Alphabet's Latest AI Show Pony Has More Than One Trick

AlphaZero can teach itself to be the world's best at chess, Go, or Shogi in eight hours or less.
Image may contain Helmet Clothing Apparel Electronics Computer Hardware Hardware Keyboard and Computer
Robot arm plays Japanese chess, also known as Shogi.Yuya Shino/Reuters

The history of artificial intelligence is a procession of one-trick ponies. Over decades researchers have crafted a series of super-specialized programs to beat humans at tougher and tougher games. They conquered tic-tac-toe, checkers, and chess. Most recently, Alphabet’s DeepMind research group shocked the world with a program called AlphaGo that mastered the Chinese board game Go. But each of these artificial champions could play only the game it was painstakingly designed to play.

DeepMind has now revealed the first multi-skilled AI board-game champ. A paper posted late Tuesday describes software called AlphaZero that can teach itself to be super-human in any of three challenging games: chess, Go, or Shogi---a game sometimes dubbed Japanese chess.

AlphaZero couldn’t learn to play all three games at once. But the ability of one program to learn three different, complex games to such a high level is striking because AI systems---including those that can “learn”---typically are extremely specialized, honed to tackle a particular problem. Even the best AI systems can’t generalize between problems---one reason why many experts say we still have a long way to go before machines rival human abilities.

AlphaZero could be a small step towards making AI systems less specialized. In a tweet Tuesday, NYU professor Julian Togelius noted that truly generalized AI remains a way off, but called DeepMind’s paper “excellent work.”

AlphaZero can learn to play each of the three games in its repertoire from scratch, although it needs to be programmed with the rules of each game. The program becomes expert by playing against itself to improve its skills, experimenting with different moves to discover what leads to a win.

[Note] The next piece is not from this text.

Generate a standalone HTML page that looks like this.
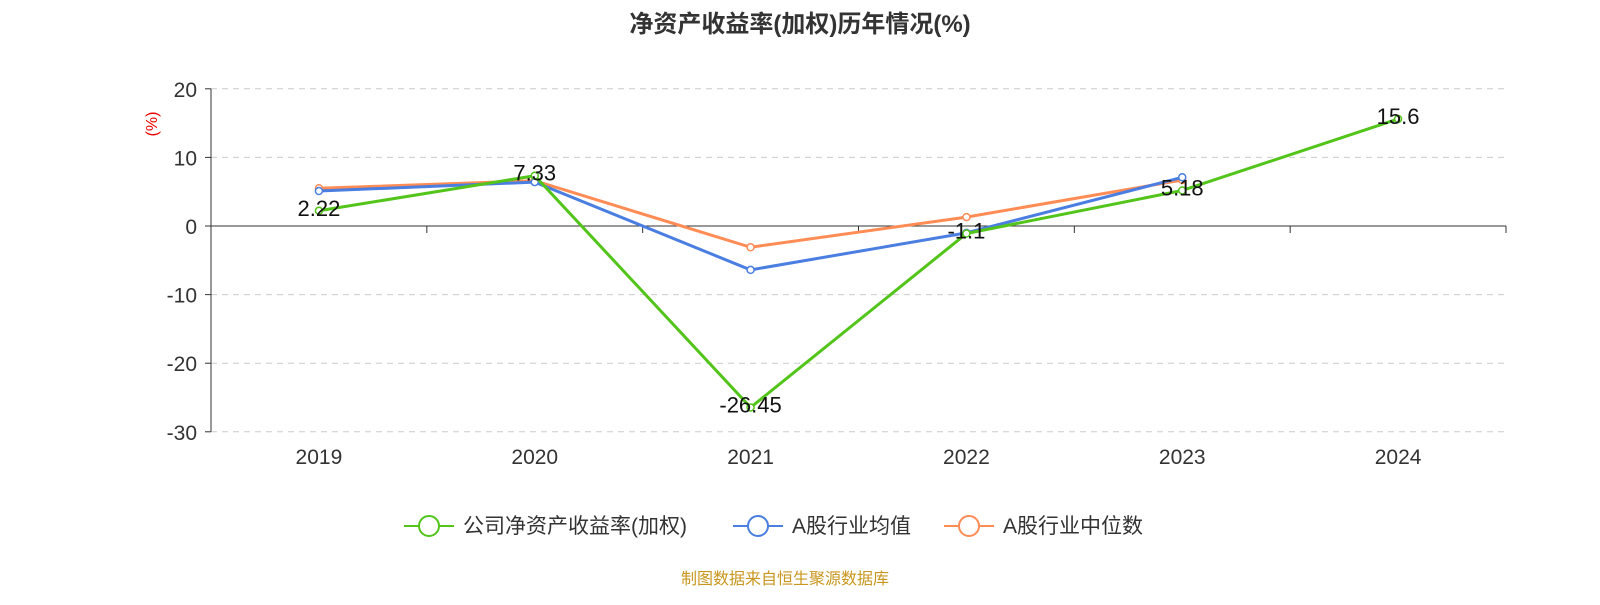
<!DOCTYPE html>
<html><head><meta charset="utf-8"><style>
body{margin:0;background:#fff;font-family:"Liberation Sans","Noto Sans CJK SC",sans-serif;}
</style></head><body>
<svg width="1600" height="600" xmlns="http://www.w3.org/2000/svg" font-family="Liberation Sans, Noto Sans CJK SC, sans-serif">
<text x="800" y="32" text-anchor="middle" font-size="24" font-weight="bold" fill="#333">净资产收益率(加权)历年情况(%)</text>
<text transform="translate(157,124) rotate(-90)" text-anchor="middle" font-size="16" fill="#e00">(%)</text>
<g id="grid"></g><g id="axes"></g><g id="series"></g>
<g>
<g><line x1="404" y1="526" x2="454" y2="526" stroke="#52c41a" stroke-width="2"/><circle cx="429" cy="526" r="10" fill="#fff" stroke="#52c41a" stroke-width="2"/><text x="463" y="533" font-size="21" fill="#333">公司净资产收益率(加权)</text></g>
<g><line x1="733" y1="526" x2="783" y2="526" stroke="#4a7ee0" stroke-width="2"/><circle cx="758" cy="526" r="10" fill="#fff" stroke="#4a7ee0" stroke-width="2"/><text x="792" y="533" font-size="21" fill="#333">A股行业均值</text></g>
<g><line x1="944" y1="526" x2="994" y2="526" stroke="#ff8c55" stroke-width="2"/><circle cx="969" cy="526" r="10" fill="#fff" stroke="#ff8c55" stroke-width="2"/><text x="1003" y="533" font-size="21" fill="#333">A股行业中位数</text></g>
</g>
<text x="785" y="584" text-anchor="middle" font-size="16" fill="#c8961e">制图数据来自恒生聚源数据库</text>
</svg>
<script>
const categories=["2019","2020","2021","2022","2023","2024"];
const companyValues=[2.22,7.33,-26.45,-1.1,5.18,15.6];
const industryMean=[5.1,6.4,-6.4,-1.0,7.1];
const industryMedian=[5.5,6.6,-3.1,1.3,6.7];
const yTicks=[20,10,0,-10,-20,-30];
const NS="http://www.w3.org/2000/svg";
const x0=211,x1=1506,bw=(x1-x0)/categories.length;
const xPos=i=>x0+bw*(i+0.5);
const yPos=v=>226-v*6.86;
function mk(p,t,a){const e=document.createElementNS(NS,t);for(const k in a)e.setAttribute(k,a[k]);p.appendChild(e);return e;}
const grid=document.getElementById('grid'),axes=document.getElementById('axes'),ser=document.getElementById('series');
yTicks.forEach(v=>{
 const y=yPos(v);
 if(v!==0){const l=mk(grid,'line',{x1:x0,x2:x1,y1:y,y2:y,stroke:'#ccc','stroke-dasharray':'6,5'});
 
 }
 mk(axes,'line',{x1:x0-6,x2:x0,y1:y,y2:y,stroke:'#333'});
 const t=mk(axes,'text',{x:x0-14,y:y+8,'text-anchor':'end','font-size':21,fill:'#333'});t.textContent=v;
 
 
});
mk(axes,'line',{x1:x0,x2:x0,y1:yPos(20),y2:yPos(-30),stroke:'#333'});
mk(axes,'line',{x1:x0,x2:x1,y1:yPos(0),y2:yPos(0),stroke:'#333'});
for(let i=0;i<=categories.length;i++){const x=x0+bw*i;mk(axes,'line',{x1:x,x2:x,y1:yPos(0),y2:yPos(0)+7,stroke:'#333'});}
categories.forEach((c,i)=>{const t=mk(axes,'text',{x:xPos(i),y:464,'text-anchor':'middle','font-size':21,fill:'#333'});t.textContent=c;
 
 });
function series(vals,color,name){
 const g=mk(ser,'g',{});
 
 
 mk(g,'polyline',{points:vals.map((v,i)=>xPos(i)+','+yPos(v)).join(' '),fill:'none',stroke:color,'stroke-width':3});
 vals.forEach((v,i)=>{const c=mk(g,'circle',{cx:xPos(i),cy:yPos(v),r:3.5,fill:'#fff',stroke:color,'stroke-width':1.5});
 
 });
}
series(industryMedian,'#ff8c55','industry-median-line');
series(industryMean,'#4a7ee0','industry-mean-line');
series(companyValues,'#52c41a','company-line');
companyValues.forEach((v,i)=>{
 const t=mk(ser,'text',{x:xPos(i),y:yPos(v)+5,'text-anchor':'middle','font-size':22,fill:'#111'});
 t.textContent=v;
 
 });
</script>
</body></html>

DeepMind’s new program is modeled on AlphaGoZero, a Go-playing program revealed by DeepMind in October that learns through that same self-play mechanism. The algorithm at the heart of AlphaZero is an upgraded version of the one that powered that previous program, capable of searching a broader range of possible moves to accommodate different games.

DeepMind’s new paper describes taking three blank-slate versions of AlphaZero, and directing each to learn a different game. Humans are no longer the best players at chess, Go, and Shogi, so AlphaZero was tested against the best specialized artificial players available. The new software beat all three---quickly. AlphaZero required four hours to become world-beating at chess, two hours to reach that level in Shogi, and eight hours to get good enough to beat DeepMind’s previous best Go player, AlphaGoZero.

More flexible learning software could help Google accelerate its expansion of artificial-intelligence technology inside its business.

Techniques at work in DeepMind’s newest creation might also help the group take on the videogame StarCraft, on which it has set its sights. A popular commercial video game may seem less daunting than a formal, abstract board game. But StarCraft is considered more complex, because there are far more possible arrangements of pieces and features, and players must anticipate unseen actions by their opponents.

AlphaZero still remains a relatively limited slice of intelligence. The human brain can learn more than three board games, and tackle all kinds of spatial, common sense, logic, artistic, and social conundrums to boot. It also requires a lot less energy than AlphaZero. DeepMind reports that training the program used 5,000 of Google’s powerful custom machine-learning processors, dubbed TPUs.